Work instructions - Reproduce the listing word for word. Skip any image.

<<<<

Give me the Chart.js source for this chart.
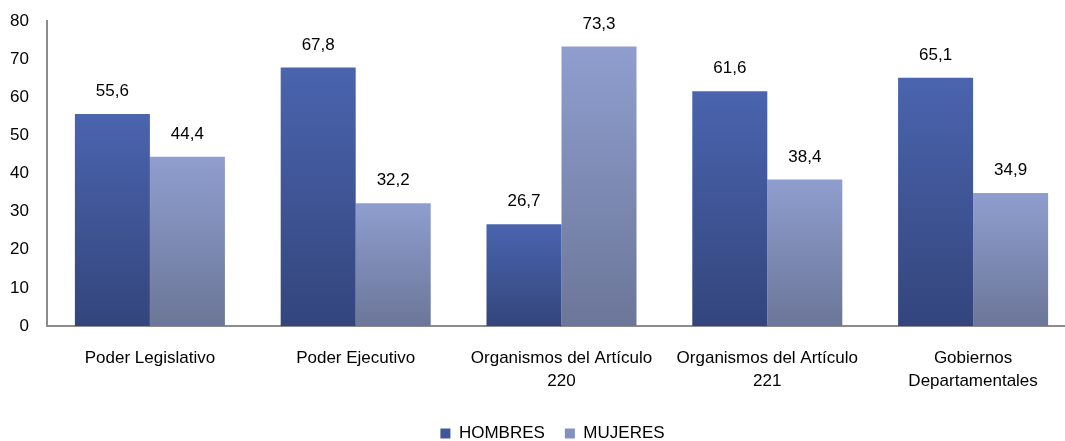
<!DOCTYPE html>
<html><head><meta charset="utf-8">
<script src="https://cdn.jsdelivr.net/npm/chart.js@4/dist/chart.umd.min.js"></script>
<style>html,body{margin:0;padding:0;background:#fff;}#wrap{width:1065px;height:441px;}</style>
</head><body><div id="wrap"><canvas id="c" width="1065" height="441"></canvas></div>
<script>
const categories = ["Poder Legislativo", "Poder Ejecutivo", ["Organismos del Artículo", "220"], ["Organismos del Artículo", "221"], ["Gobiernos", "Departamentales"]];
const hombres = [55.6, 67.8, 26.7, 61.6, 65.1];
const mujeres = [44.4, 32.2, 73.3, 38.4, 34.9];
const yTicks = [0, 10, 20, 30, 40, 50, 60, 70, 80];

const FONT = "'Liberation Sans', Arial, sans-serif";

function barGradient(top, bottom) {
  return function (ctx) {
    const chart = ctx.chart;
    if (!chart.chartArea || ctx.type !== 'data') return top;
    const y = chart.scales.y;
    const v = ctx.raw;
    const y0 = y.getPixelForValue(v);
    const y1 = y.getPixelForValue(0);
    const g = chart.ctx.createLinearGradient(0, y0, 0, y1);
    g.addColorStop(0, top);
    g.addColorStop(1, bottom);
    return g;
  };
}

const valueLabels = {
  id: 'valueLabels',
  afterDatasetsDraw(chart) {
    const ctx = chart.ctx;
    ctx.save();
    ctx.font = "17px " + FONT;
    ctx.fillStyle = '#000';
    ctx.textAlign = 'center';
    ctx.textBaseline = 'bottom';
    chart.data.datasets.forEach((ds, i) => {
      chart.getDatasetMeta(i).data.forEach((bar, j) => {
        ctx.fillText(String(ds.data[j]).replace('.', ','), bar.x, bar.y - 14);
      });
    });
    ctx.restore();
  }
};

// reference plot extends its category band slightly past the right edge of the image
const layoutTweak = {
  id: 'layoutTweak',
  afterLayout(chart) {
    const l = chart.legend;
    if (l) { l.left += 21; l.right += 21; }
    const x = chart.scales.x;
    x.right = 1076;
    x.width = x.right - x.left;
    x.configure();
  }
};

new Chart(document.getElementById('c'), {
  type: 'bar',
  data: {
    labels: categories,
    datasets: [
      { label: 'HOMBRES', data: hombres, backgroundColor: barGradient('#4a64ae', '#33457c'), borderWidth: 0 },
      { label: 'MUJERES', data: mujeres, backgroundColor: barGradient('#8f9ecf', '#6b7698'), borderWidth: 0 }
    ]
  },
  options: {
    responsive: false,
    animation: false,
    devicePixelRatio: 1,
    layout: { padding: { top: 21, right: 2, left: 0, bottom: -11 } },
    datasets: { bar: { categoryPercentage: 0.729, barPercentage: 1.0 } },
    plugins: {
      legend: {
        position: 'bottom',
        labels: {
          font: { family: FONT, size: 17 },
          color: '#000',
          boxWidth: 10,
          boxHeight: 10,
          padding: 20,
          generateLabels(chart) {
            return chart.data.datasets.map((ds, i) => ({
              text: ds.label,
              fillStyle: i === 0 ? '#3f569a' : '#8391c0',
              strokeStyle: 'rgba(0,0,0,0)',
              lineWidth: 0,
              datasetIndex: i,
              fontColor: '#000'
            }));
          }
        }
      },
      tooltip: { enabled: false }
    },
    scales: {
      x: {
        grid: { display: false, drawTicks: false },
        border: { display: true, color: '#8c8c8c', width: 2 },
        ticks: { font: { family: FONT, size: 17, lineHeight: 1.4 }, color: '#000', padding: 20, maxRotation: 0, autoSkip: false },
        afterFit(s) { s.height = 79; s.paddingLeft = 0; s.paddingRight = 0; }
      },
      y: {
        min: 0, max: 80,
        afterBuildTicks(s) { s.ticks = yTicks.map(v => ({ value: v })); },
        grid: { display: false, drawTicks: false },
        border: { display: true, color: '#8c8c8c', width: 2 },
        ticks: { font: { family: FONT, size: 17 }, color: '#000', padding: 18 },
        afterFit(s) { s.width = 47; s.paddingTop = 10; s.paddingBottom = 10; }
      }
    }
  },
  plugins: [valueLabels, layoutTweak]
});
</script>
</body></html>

>>>>

Exercise output -
Give me the Chart.js source for this chart.
<!DOCTYPE html>
<html><head><meta charset="utf-8">
<script src="https://cdn.jsdelivr.net/npm/chart.js@4/dist/chart.umd.min.js"></script>
<style>html,body{margin:0;padding:0;background:#fff;}#wrap{width:1065px;height:441px;}</style>
</head><body><div id="wrap"><canvas id="c" width="1065" height="441"></canvas></div>
<script>
const categories = ["Poder Legislativo", "Poder Ejecutivo", ["Organismos del Artículo", "220"], ["Organismos del Artículo", "221"], ["Gobiernos", "Departamentales"]];
const hombres = [55.6, 67.8, 26.7, 61.6, 65.1];
const mujeres = [44.4, 32.2, 73.3, 38.4, 34.9];
const yTicks = [0, 10, 20, 30, 40, 50, 60, 70, 80];

const FONT = "'Liberation Sans', Arial, sans-serif";

function barGradient(top, bottom) {
  return function (ctx) {
    const chart = ctx.chart;
    if (!chart.chartArea || ctx.type !== 'data') return top;
    const y = chart.scales.y;
    const v = ctx.raw;
    const y0 = y.getPixelForValue(v);
    const y1 = y.getPixelForValue(0);
    const g = chart.ctx.createLinearGradient(0, y0, 0, y1);
    g.addColorStop(0, top);
    g.addColorStop(1, bottom);
    return g;
  };
}

const valueLabels = {
  id: 'valueLabels',
  afterDatasetsDraw(chart) {
    const ctx = chart.ctx;
    ctx.save();
    ctx.font = "17px " + FONT;
    ctx.fillStyle = '#000';
    ctx.textAlign = 'center';
    ctx.textBaseline = 'bottom';
    chart.data.datasets.forEach((ds, i) => {
      chart.getDatasetMeta(i).data.forEach((bar, j) => {
        ctx.fillText(String(ds.data[j]).replace('.', ','), bar.x, bar.y - 14);
      });
    });
    ctx.restore();
  }
};

// reference plot extends its category band slightly past the right edge of the image
const layoutTweak = {
  id: 'layoutTweak',
  afterLayout(chart) {
    const l = chart.legend;
    if (l) { l.left += 21; l.right += 21; }
    const x = chart.scales.x;
    x.right = 1076;
    x.width = x.right - x.left;
    x.configure();
  }
};

new Chart(document.getElementById('c'), {
  type: 'bar',
  data: {
    labels: categories,
    datasets: [
      { label: 'HOMBRES', data: hombres, backgroundColor: barGradient('#4a64ae', '#33457c'), borderWidth: 0 },
      { label: 'MUJERES', data: mujeres, backgroundColor: barGradient('#8f9ecf', '#6b7698'), borderWidth: 0 }
    ]
  },
  options: {
    responsive: false,
    animation: false,
    devicePixelRatio: 1,
    layout: { padding: { top: 21, right: 2, left: 0, bottom: -11 } },
    datasets: { bar: { categoryPercentage: 0.729, barPercentage: 1.0 } },
    plugins: {
      legend: {
        position: 'bottom',
        labels: {
          font: { family: FONT, size: 17 },
          color: '#000',
          boxWidth: 10,
          boxHeight: 10,
          padding: 20,
          generateLabels(chart) {
            return chart.data.datasets.map((ds, i) => ({
              text: ds.label,
              fillStyle: i === 0 ? '#3f569a' : '#8391c0',
              strokeStyle: 'rgba(0,0,0,0)',
              lineWidth: 0,
              datasetIndex: i,
              fontColor: '#000'
            }));
          }
        }
      },
      tooltip: { enabled: false }
    },
    scales: {
      x: {
        grid: { display: false, drawTicks: false },
        border: { display: true, color: '#8c8c8c', width: 2 },
        ticks: { font: { family: FONT, size: 17, lineHeight: 1.4 }, color: '#000', padding: 20, maxRotation: 0, autoSkip: false },
        afterFit(s) { s.height = 79; s.paddingLeft = 0; s.paddingRight = 0; }
      },
      y: {
        min: 0, max: 80,
        afterBuildTicks(s) { s.ticks = yTicks.map(v => ({ value: v })); },
        grid: { display: false, drawTicks: false },
        border: { display: true, color: '#8c8c8c', width: 2 },
        ticks: { font: { family: FONT, size: 17 }, color: '#000', padding: 18 },
        afterFit(s) { s.width = 47; s.paddingTop = 10; s.paddingBottom = 10; }
      }
    }
  },
  plugins: [valueLabels, layoutTweak]
});
</script>
</body></html>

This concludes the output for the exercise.